Adei Ad - On Monday, four months after veteran police commando Noam Raz fell in combat, a United Hatzalah Volunteer House was inaugurated in his memory in the community of Adei Ad in the Binyamin region. 

Raz, who served as a volunteer paramedic with the organization, as well as a fighter and paramedic in the elite Yamam counterterror unit, was killed last May during an IDF operation near Jenin. In his memory, the United Hatzalah team in the region was renamed to ‘Team Noam’ and a volunteer house was erected. On Monday evening it was inaugurated in a celebratory but somber ceremony. The new volunteer house will serve as a medical supply distribution point, a training center, and a second home, for emergency medical volunteers from the organization in the Gush Shiloh communities, where Raz’s hometown, Keidah, is located.

In attendance at the ceremony were Noam Raz’s family and friends as well as Binyamin Regional Council chairman Yisrael Gantz, the Chief Rabbi of Keidah Rabbi Amir Birenbaum, and the regional and chapter heads of United Hatzalah, as well as volunteers from the organization.

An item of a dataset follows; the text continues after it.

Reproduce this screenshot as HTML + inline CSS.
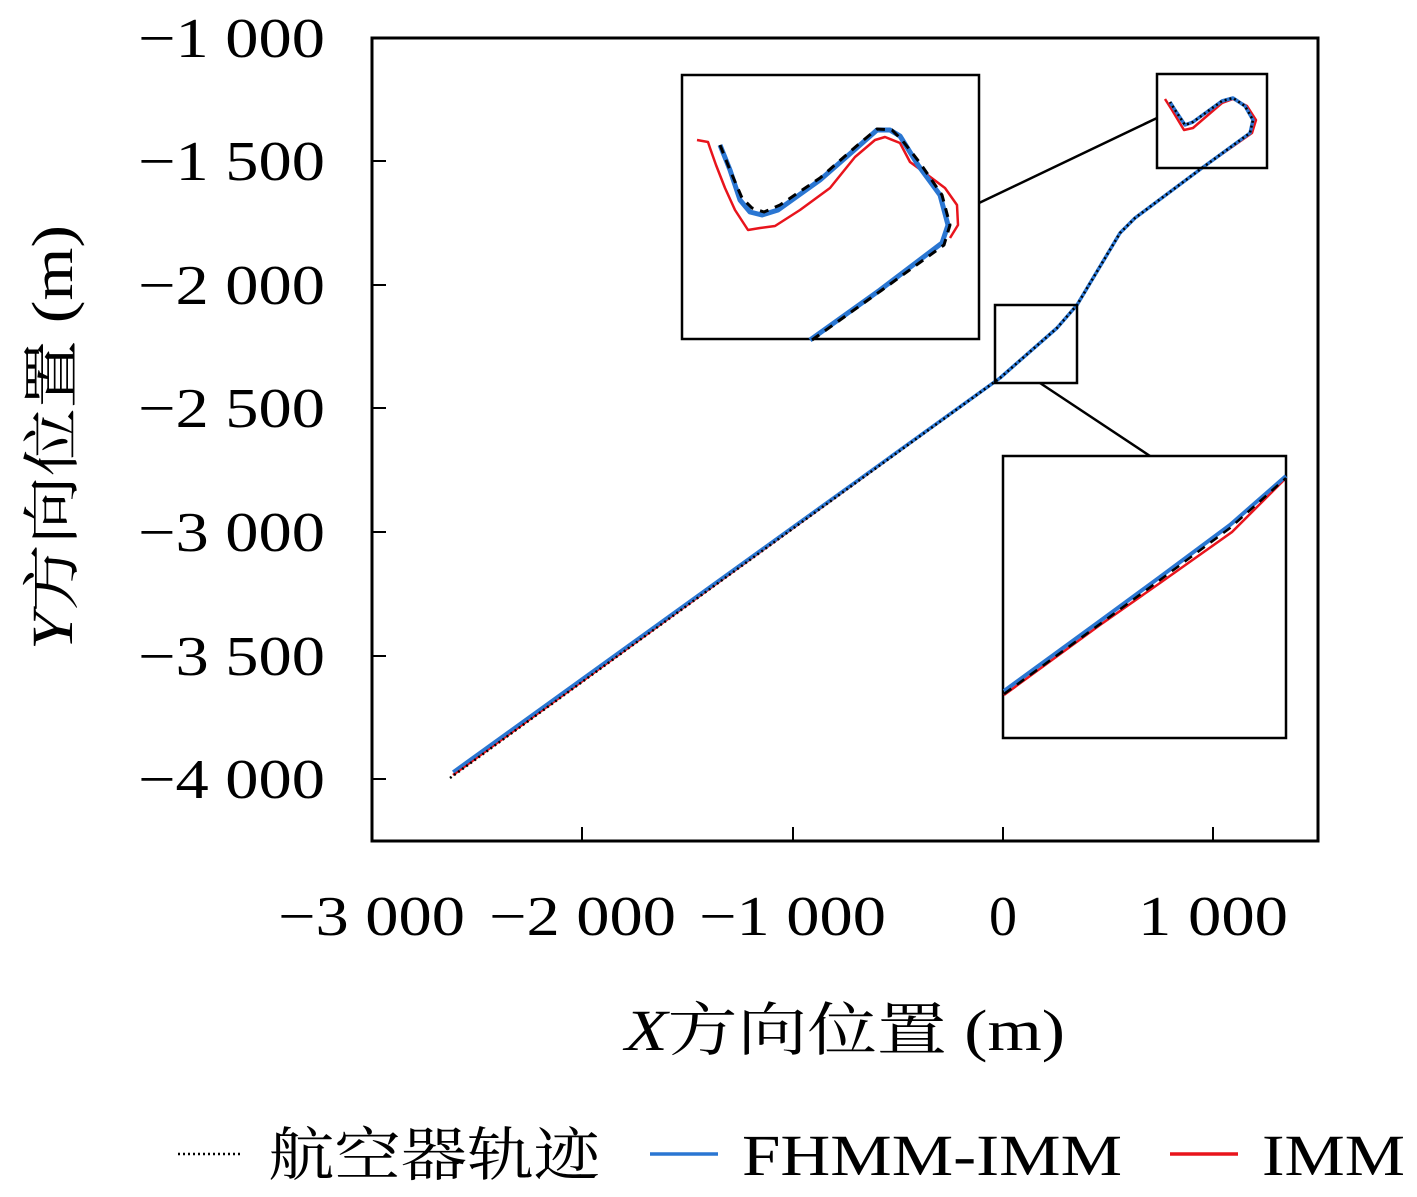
<!DOCTYPE html>
<html><head><meta charset="utf-8"><style>
html,body{margin:0;padding:0;background:#fff}
svg text{font-family:"Liberation Serif","Noto Serif CJK SC",serif;fill:#000}
</style></head><body>
<svg width="1417" height="1192" viewBox="0 0 1417 1192" xmlns="http://www.w3.org/2000/svg">
<rect x="372" y="38" width="946" height="803" fill="none" stroke="#000" stroke-width="3"/>
<g stroke="#000" stroke-width="2">
<line x1="582" y1="841" x2="582" y2="827"/><line x1="793" y1="841" x2="793" y2="827"/><line x1="1003" y1="841" x2="1003" y2="827"/><line x1="1213" y1="841" x2="1213" y2="827"/>
<line x1="372" y1="161" x2="386" y2="161"/><line x1="372" y1="285" x2="386" y2="285"/><line x1="372" y1="408" x2="386" y2="408"/><line x1="372" y1="532" x2="386" y2="532"/><line x1="372" y1="656" x2="386" y2="656"/><line x1="372" y1="779" x2="386" y2="779"/>
</g>
<g font-size="56" lengthAdjust="spacingAndGlyphs">
<text x="138" y="57" textLength="187" lengthAdjust="spacingAndGlyphs">−1 000</text>
<text x="138" y="180" textLength="187" lengthAdjust="spacingAndGlyphs">−1 500</text>
<text x="138" y="304" textLength="187" lengthAdjust="spacingAndGlyphs">−2 000</text>
<text x="138" y="427" textLength="187" lengthAdjust="spacingAndGlyphs">−2 500</text>
<text x="138" y="551" textLength="187" lengthAdjust="spacingAndGlyphs">−3 000</text>
<text x="138" y="675" textLength="187" lengthAdjust="spacingAndGlyphs">−3 500</text>
<text x="138" y="798" textLength="187" lengthAdjust="spacingAndGlyphs">−4 000</text>
</g>
<g font-size="56">
<text x="278" y="935" textLength="187" lengthAdjust="spacingAndGlyphs">−3 000</text>
<text x="489" y="935" textLength="187" lengthAdjust="spacingAndGlyphs">−2 000</text>
<text x="699" y="935" textLength="187" lengthAdjust="spacingAndGlyphs">−1 000</text>
<text x="1003" y="935" text-anchor="middle">0</text>
<text x="1138" y="935" textLength="150" lengthAdjust="spacingAndGlyphs">1 000</text>
</g>
<text x="625" y="1050" font-size="58" textLength="440" lengthAdjust="spacingAndGlyphs"><tspan font-style="italic">X</tspan>方向位置 (m)</text>
<text transform="translate(72,650) rotate(-90)" font-size="58" textLength="425" lengthAdjust="spacingAndGlyphs"><tspan font-style="italic">Y</tspan>方向位置 (m)</text>
<g fill="none" stroke-linejoin="round">
<polyline stroke="#e8141c" stroke-width="2.5" points="453,775 1000,378 1057,328 1077,305 1120,233 1135,218 1202,168 1252,133 1256,120 1247,106 1233,99 1222,103 1193,128 1184,130 1172,110 1165,99"/>
<polyline stroke="#2a76d2" stroke-width="3.5" points="453,772 1000,378 1057,328 1077,305 1120,233 1135,218 1202,168 1250,133 1253,120 1245,106 1233,98 1222,101 1193,122 1185,125 1175,110 1170,102"/>
<polyline stroke="#000" stroke-width="2.5" stroke-dasharray="2,3" points="450,778 1000,378 1057,328 1077,305 1120,233 1135,218 1202,168 1250,133 1253,120 1245,106 1233,98 1222,101 1193,122 1185,125 1175,110 1170,102"/>
</g>
<g fill="none" stroke="#000" stroke-width="2.5">
<rect x="1157" y="74" width="110" height="94"/>
<rect x="995" y="305" width="82" height="78"/>
<line x1="1157" y1="118" x2="979" y2="203"/>
<line x1="1040" y1="383" x2="1150" y2="456"/>
</g>
<rect x="682" y="75" width="297" height="264" fill="#fff" stroke="#000" stroke-width="2.5"/>
<g fill="none" stroke-linejoin="round">
<polyline stroke="#e8141c" stroke-width="2.5" points="697,140 708,142 710,148 716,165 725,188 735,210 748,230 760,228 775,226 800,210 830,188 855,157 875,140 885,137 900,143 910,162 925,173 945,188 957,205 958,225 950,238"/>
<polyline stroke="#2a76d2" stroke-width="5" points="720,145 730,170 740,200 750,212 762,215 778,210 820,180 860,145 877,130 890,130 900,136 918,165 940,195 948,225 942,243 880,290 810,340"/>
<polyline stroke="#000" stroke-width="3" stroke-dasharray="9,7" points="720,145 730,170 742,198 752,208 764,212 780,205 820,178 860,143 877,129 892,130 902,140 920,163 942,195 950,225 944,245 882,290 812,340"/>
</g>
<rect x="1003" y="456" width="283" height="282" fill="#fff" stroke="#000" stroke-width="2.5"/>
<g fill="none">
<polyline stroke="#e8141c" stroke-width="2.5" points="1004,695 1100,625 1160,583 1232,532 1286,478"/>
<polyline stroke="#2a76d2" stroke-width="4" points="1004,691 1100,621 1160,577 1230,525 1286,476"/>
<polyline stroke="#000" stroke-width="2.5" stroke-dasharray="9,7" points="1004,694 1100,624 1160,580 1230,528 1286,478"/>
</g>
<line x1="178" y1="1154" x2="243" y2="1154" stroke="#000" stroke-width="2.5" stroke-dasharray="2,3"/>
<text x="268" y="1175" font-size="58" textLength="332" lengthAdjust="spacingAndGlyphs">航空器轨迹</text>
<line x1="650" y1="1154" x2="718" y2="1154" stroke="#2a76d2" stroke-width="3.5"/>
<text x="742" y="1175" font-size="58" textLength="380" lengthAdjust="spacingAndGlyphs">FHMM-IMM</text>
<line x1="1170" y1="1154" x2="1238" y2="1154" stroke="#e8141c" stroke-width="3.5"/>
<text x="1262" y="1175" font-size="58" textLength="143" lengthAdjust="spacingAndGlyphs">IMM</text>
</svg>
</body></html>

Efrat Raz, Noam’s wife, unveiled the commemorative plaque and talked about his gentle demeanor, and called on the volunteers to honor his memory by saving lives in the same professional and kind manner that characterized her late husband: “Thank you for this beautiful and moving event, you are continuing Noam’s life path,” she said. “Noam was a paramedic for 19 years but from the moment he started the paramedic course until his death he never stopped studying and learning about the newest practices as well as reviewing older material, in order to be the most efficient he could at saving lives. Whenever he had a few minutes on the bus he would open up a medical book. His dedication to saving lives was limitless. Despite his long days with the Yamam, he always made sure to do a United Hatzalah shift early in the morning, before his day with the unit, or late at night.” 

Addressing the volunteers, Efrat Raz added: “There are three qualities that characterized my husband’s treatment of patients. First of all, thanks to his constant learning, Noam was extremely quick at diagnosing the medical issue at hand. In addition, once arriving at the scene of an emergency, he had a calming presence that caused the chaos that usually characterizes such events to subside. Finally, once he started treating the patient, he was especially gentle with the person who was in front of him while carrying out the necessary medical procedure decisively. These are the traits you should emulate.”

Yisrael Gantz shared from his own experience saving lives on the ground and praised United Hatzalah’s volunteers in the Gush Shiloh communities for their determination and professionalism in their life saving activities. Rabbi Birenbaum also praised the volunteers for their repeated acts of loving-kindness and wished them a year filled with lives saved and babies delivered.

At the end of the evening, Menachem Bakush, head of the Gush Shiloh volunteers who make up Team Noam, spoke about his relationship with Raz and recounted the last training class the paramedic gave to volunteers before falling in combat. “The Gush Shiloh volunteer team was posthumously renamed “Team Noam” in order to convey the team’s resolve to follow in the special path that Noam had and emulate his style of caring for others and doing everything possible to save lives,” Bakush explained.  “Noam had a way of always doing good and helping others and that is something we should emulate in all of our activities, as emergency first responders, and as people.”